§ **What you are asked to do**: Each line below must be set down exactly; omit any image you find.

§ **Given data**:
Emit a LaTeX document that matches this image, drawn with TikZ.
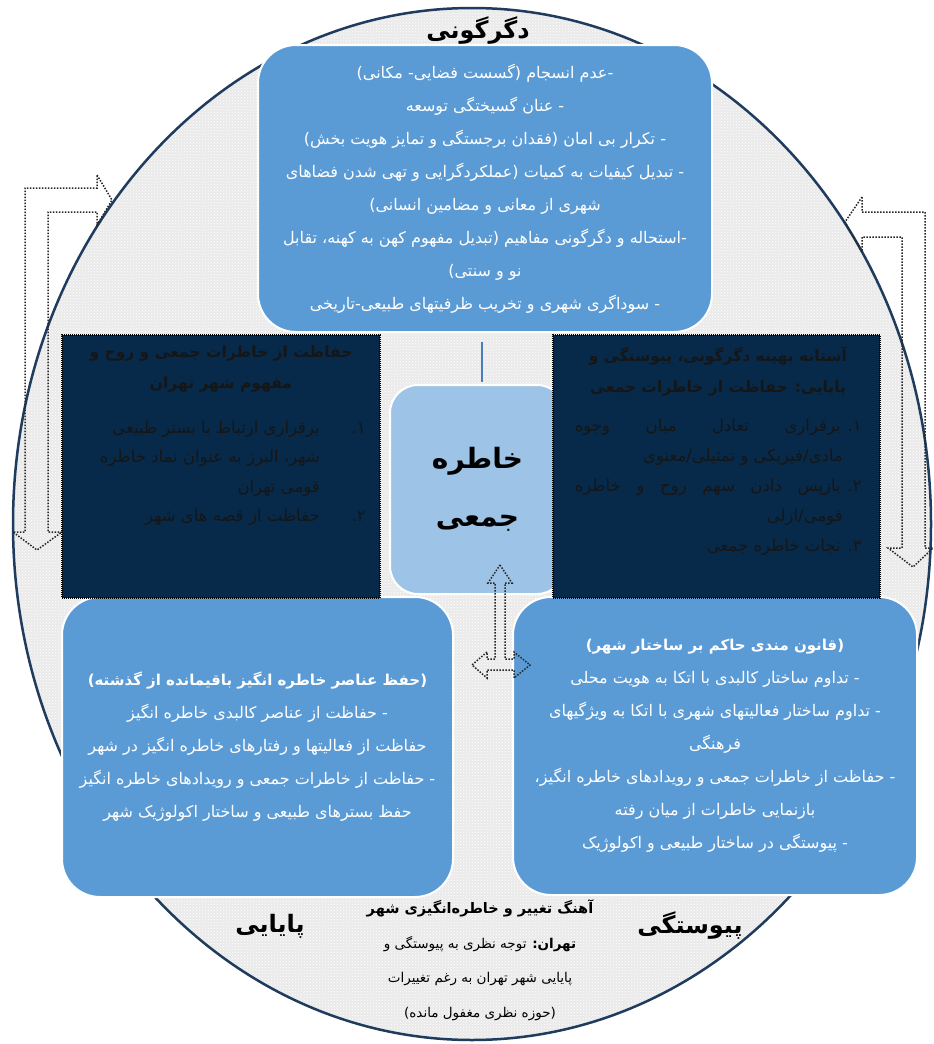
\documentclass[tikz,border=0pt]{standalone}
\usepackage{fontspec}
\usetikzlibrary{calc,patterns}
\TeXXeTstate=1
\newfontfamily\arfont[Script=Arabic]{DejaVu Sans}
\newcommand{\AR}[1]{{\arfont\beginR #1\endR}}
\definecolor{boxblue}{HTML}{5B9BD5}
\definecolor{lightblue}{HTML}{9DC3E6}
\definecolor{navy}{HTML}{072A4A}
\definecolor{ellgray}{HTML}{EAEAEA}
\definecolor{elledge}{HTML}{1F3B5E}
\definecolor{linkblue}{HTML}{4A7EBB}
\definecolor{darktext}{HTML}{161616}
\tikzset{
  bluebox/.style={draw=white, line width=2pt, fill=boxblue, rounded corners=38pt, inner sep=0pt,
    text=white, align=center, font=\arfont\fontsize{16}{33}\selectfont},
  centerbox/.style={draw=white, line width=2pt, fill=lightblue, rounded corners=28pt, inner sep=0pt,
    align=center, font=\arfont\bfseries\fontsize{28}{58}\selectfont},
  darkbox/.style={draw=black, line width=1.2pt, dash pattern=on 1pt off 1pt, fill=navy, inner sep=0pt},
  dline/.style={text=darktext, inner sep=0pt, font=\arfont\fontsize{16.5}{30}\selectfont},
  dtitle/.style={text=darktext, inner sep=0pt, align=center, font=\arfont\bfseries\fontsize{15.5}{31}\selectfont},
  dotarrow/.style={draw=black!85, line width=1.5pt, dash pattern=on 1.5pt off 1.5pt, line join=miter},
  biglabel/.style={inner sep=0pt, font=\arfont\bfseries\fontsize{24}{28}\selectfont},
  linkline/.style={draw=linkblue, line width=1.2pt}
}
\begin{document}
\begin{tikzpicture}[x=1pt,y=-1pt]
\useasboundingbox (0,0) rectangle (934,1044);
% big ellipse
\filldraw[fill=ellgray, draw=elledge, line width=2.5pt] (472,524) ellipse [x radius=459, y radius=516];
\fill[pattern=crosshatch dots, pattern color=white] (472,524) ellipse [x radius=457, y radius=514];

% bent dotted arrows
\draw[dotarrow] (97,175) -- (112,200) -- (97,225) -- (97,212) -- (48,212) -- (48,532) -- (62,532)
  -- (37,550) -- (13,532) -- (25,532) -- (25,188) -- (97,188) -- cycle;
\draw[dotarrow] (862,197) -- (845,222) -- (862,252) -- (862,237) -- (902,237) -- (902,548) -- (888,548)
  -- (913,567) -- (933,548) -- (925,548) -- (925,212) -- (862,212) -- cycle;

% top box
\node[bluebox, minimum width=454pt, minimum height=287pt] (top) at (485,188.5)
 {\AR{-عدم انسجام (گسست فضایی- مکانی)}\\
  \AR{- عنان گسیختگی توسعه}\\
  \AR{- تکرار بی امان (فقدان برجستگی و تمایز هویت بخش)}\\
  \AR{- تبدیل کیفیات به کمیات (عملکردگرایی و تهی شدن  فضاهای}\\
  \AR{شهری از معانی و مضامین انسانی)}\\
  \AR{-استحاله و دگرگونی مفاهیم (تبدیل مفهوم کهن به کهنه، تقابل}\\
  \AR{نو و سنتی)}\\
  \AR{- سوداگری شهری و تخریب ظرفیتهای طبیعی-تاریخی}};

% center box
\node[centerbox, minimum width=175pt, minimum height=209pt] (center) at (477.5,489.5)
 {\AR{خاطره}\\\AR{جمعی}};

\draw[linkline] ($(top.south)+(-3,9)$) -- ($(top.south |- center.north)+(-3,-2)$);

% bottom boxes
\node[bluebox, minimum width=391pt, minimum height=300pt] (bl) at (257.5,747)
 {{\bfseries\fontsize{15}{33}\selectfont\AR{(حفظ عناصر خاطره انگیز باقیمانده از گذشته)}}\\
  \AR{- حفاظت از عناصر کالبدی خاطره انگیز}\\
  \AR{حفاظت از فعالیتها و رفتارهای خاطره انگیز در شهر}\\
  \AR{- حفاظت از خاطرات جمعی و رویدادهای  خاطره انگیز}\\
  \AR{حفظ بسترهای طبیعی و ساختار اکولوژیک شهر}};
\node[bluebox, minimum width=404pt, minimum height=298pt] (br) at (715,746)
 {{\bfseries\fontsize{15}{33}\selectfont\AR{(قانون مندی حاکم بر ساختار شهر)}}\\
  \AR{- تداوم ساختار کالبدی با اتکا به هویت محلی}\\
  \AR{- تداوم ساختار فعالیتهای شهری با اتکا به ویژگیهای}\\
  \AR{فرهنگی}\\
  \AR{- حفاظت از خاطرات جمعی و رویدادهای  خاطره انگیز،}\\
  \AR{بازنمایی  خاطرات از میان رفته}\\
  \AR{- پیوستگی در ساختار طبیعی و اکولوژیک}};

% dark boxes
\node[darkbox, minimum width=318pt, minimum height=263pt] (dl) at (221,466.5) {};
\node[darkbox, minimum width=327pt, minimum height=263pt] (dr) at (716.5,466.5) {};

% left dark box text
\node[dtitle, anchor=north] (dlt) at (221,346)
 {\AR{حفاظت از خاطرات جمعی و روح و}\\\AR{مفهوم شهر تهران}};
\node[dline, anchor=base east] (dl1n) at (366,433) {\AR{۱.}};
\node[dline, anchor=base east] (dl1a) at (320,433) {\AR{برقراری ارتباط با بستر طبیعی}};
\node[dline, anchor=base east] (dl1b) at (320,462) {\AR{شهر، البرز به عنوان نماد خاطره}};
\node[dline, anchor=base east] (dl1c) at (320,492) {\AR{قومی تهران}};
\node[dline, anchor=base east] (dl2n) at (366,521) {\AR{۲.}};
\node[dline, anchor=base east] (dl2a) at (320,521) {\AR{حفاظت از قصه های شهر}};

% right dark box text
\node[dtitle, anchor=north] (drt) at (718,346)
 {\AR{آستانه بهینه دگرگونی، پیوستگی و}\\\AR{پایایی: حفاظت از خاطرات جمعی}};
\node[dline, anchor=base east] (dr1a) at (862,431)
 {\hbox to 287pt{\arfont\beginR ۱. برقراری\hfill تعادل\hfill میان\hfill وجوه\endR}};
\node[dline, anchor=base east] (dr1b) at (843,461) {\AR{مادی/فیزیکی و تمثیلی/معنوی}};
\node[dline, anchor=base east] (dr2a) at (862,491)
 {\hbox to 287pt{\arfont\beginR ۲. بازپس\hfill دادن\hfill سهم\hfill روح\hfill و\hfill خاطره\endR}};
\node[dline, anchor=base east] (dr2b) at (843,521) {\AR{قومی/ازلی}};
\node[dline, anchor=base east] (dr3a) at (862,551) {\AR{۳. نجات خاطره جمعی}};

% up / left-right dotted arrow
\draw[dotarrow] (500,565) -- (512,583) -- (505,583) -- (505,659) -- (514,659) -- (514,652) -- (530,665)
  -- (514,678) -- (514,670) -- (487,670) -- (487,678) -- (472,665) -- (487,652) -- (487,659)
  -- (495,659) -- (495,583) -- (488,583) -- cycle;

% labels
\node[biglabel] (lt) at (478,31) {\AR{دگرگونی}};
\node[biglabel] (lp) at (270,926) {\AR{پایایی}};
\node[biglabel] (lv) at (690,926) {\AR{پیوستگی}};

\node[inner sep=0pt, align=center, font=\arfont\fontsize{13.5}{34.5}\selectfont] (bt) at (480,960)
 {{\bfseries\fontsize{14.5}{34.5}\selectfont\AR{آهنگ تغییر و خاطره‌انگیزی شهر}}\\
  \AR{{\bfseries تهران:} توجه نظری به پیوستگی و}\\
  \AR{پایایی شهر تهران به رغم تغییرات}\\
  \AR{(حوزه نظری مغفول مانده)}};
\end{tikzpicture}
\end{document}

§ **Exercise solution**:
Emit a LaTeX document that matches this image, drawn with TikZ.
\documentclass[tikz,border=0pt]{standalone}
\usepackage{fontspec}
\usetikzlibrary{calc,patterns}
\TeXXeTstate=1
\newfontfamily\arfont[Script=Arabic]{DejaVu Sans}
\newcommand{\AR}[1]{{\arfont\beginR #1\endR}}
\definecolor{boxblue}{HTML}{5B9BD5}
\definecolor{lightblue}{HTML}{9DC3E6}
\definecolor{navy}{HTML}{072A4A}
\definecolor{ellgray}{HTML}{EAEAEA}
\definecolor{elledge}{HTML}{1F3B5E}
\definecolor{linkblue}{HTML}{4A7EBB}
\definecolor{darktext}{HTML}{161616}
\tikzset{
  bluebox/.style={draw=white, line width=2pt, fill=boxblue, rounded corners=38pt, inner sep=0pt,
    text=white, align=center, font=\arfont\fontsize{16}{33}\selectfont},
  centerbox/.style={draw=white, line width=2pt, fill=lightblue, rounded corners=28pt, inner sep=0pt,
    align=center, font=\arfont\bfseries\fontsize{28}{58}\selectfont},
  darkbox/.style={draw=black, line width=1.2pt, dash pattern=on 1pt off 1pt, fill=navy, inner sep=0pt},
  dline/.style={text=darktext, inner sep=0pt, font=\arfont\fontsize{16.5}{30}\selectfont},
  dtitle/.style={text=darktext, inner sep=0pt, align=center, font=\arfont\bfseries\fontsize{15.5}{31}\selectfont},
  dotarrow/.style={draw=black!85, line width=1.5pt, dash pattern=on 1.5pt off 1.5pt, line join=miter},
  biglabel/.style={inner sep=0pt, font=\arfont\bfseries\fontsize{24}{28}\selectfont},
  linkline/.style={draw=linkblue, line width=1.2pt}
}
\begin{document}
\begin{tikzpicture}[x=1pt,y=-1pt]
\useasboundingbox (0,0) rectangle (934,1044);
% big ellipse
\filldraw[fill=ellgray, draw=elledge, line width=2.5pt] (472,524) ellipse [x radius=459, y radius=516];
\fill[pattern=crosshatch dots, pattern color=white] (472,524) ellipse [x radius=457, y radius=514];

% bent dotted arrows
\draw[dotarrow] (97,175) -- (112,200) -- (97,225) -- (97,212) -- (48,212) -- (48,532) -- (62,532)
  -- (37,550) -- (13,532) -- (25,532) -- (25,188) -- (97,188) -- cycle;
\draw[dotarrow] (862,197) -- (845,222) -- (862,252) -- (862,237) -- (902,237) -- (902,548) -- (888,548)
  -- (913,567) -- (933,548) -- (925,548) -- (925,212) -- (862,212) -- cycle;

% top box
\node[bluebox, minimum width=454pt, minimum height=287pt] (top) at (485,188.5)
 {\AR{-عدم انسجام (گسست فضایی- مکانی)}\\
  \AR{- عنان گسیختگی توسعه}\\
  \AR{- تکرار بی امان (فقدان برجستگی و تمایز هویت بخش)}\\
  \AR{- تبدیل کیفیات به کمیات (عملکردگرایی و تهی شدن  فضاهای}\\
  \AR{شهری از معانی و مضامین انسانی)}\\
  \AR{-استحاله و دگرگونی مفاهیم (تبدیل مفهوم کهن به کهنه، تقابل}\\
  \AR{نو و سنتی)}\\
  \AR{- سوداگری شهری و تخریب ظرفیتهای طبیعی-تاریخی}};

% center box
\node[centerbox, minimum width=175pt, minimum height=209pt] (center) at (477.5,489.5)
 {\AR{خاطره}\\\AR{جمعی}};

\draw[linkline] ($(top.south)+(-3,9)$) -- ($(top.south |- center.north)+(-3,-2)$);

% bottom boxes
\node[bluebox, minimum width=391pt, minimum height=300pt] (bl) at (257.5,747)
 {{\bfseries\fontsize{15}{33}\selectfont\AR{(حفظ عناصر خاطره انگیز باقیمانده از گذشته)}}\\
  \AR{- حفاظت از عناصر کالبدی خاطره انگیز}\\
  \AR{حفاظت از فعالیتها و رفتارهای خاطره انگیز در شهر}\\
  \AR{- حفاظت از خاطرات جمعی و رویدادهای  خاطره انگیز}\\
  \AR{حفظ بسترهای طبیعی و ساختار اکولوژیک شهر}};
\node[bluebox, minimum width=404pt, minimum height=298pt] (br) at (715,746)
 {{\bfseries\fontsize{15}{33}\selectfont\AR{(قانون مندی حاکم بر ساختار شهر)}}\\
  \AR{- تداوم ساختار کالبدی با اتکا به هویت محلی}\\
  \AR{- تداوم ساختار فعالیتهای شهری با اتکا به ویژگیهای}\\
  \AR{فرهنگی}\\
  \AR{- حفاظت از خاطرات جمعی و رویدادهای  خاطره انگیز،}\\
  \AR{بازنمایی  خاطرات از میان رفته}\\
  \AR{- پیوستگی در ساختار طبیعی و اکولوژیک}};

% dark boxes
\node[darkbox, minimum width=318pt, minimum height=263pt] (dl) at (221,466.5) {};
\node[darkbox, minimum width=327pt, minimum height=263pt] (dr) at (716.5,466.5) {};

% left dark box text
\node[dtitle, anchor=north] (dlt) at (221,346)
 {\AR{حفاظت از خاطرات جمعی و روح و}\\\AR{مفهوم شهر تهران}};
\node[dline, anchor=base east] (dl1n) at (366,433) {\AR{۱.}};
\node[dline, anchor=base east] (dl1a) at (320,433) {\AR{برقراری ارتباط با بستر طبیعی}};
\node[dline, anchor=base east] (dl1b) at (320,462) {\AR{شهر، البرز به عنوان نماد خاطره}};
\node[dline, anchor=base east] (dl1c) at (320,492) {\AR{قومی تهران}};
\node[dline, anchor=base east] (dl2n) at (366,521) {\AR{۲.}};
\node[dline, anchor=base east] (dl2a) at (320,521) {\AR{حفاظت از قصه های شهر}};

% right dark box text
\node[dtitle, anchor=north] (drt) at (718,346)
 {\AR{آستانه بهینه دگرگونی، پیوستگی و}\\\AR{پایایی: حفاظت از خاطرات جمعی}};
\node[dline, anchor=base east] (dr1a) at (862,431)
 {\hbox to 287pt{\arfont\beginR ۱. برقراری\hfill تعادل\hfill میان\hfill وجوه\endR}};
\node[dline, anchor=base east] (dr1b) at (843,461) {\AR{مادی/فیزیکی و تمثیلی/معنوی}};
\node[dline, anchor=base east] (dr2a) at (862,491)
 {\hbox to 287pt{\arfont\beginR ۲. بازپس\hfill دادن\hfill سهم\hfill روح\hfill و\hfill خاطره\endR}};
\node[dline, anchor=base east] (dr2b) at (843,521) {\AR{قومی/ازلی}};
\node[dline, anchor=base east] (dr3a) at (862,551) {\AR{۳. نجات خاطره جمعی}};

% up / left-right dotted arrow
\draw[dotarrow] (500,565) -- (512,583) -- (505,583) -- (505,659) -- (514,659) -- (514,652) -- (530,665)
  -- (514,678) -- (514,670) -- (487,670) -- (487,678) -- (472,665) -- (487,652) -- (487,659)
  -- (495,659) -- (495,583) -- (488,583) -- cycle;

% labels
\node[biglabel] (lt) at (478,31) {\AR{دگرگونی}};
\node[biglabel] (lp) at (270,926) {\AR{پایایی}};
\node[biglabel] (lv) at (690,926) {\AR{پیوستگی}};

\node[inner sep=0pt, align=center, font=\arfont\fontsize{13.5}{34.5}\selectfont] (bt) at (480,960)
 {{\bfseries\fontsize{14.5}{34.5}\selectfont\AR{آهنگ تغییر و خاطره‌انگیزی شهر}}\\
  \AR{{\bfseries تهران:} توجه نظری به پیوستگی و}\\
  \AR{پایایی شهر تهران به رغم تغییرات}\\
  \AR{(حوزه نظری مغفول مانده)}};
\end{tikzpicture}
\end{document}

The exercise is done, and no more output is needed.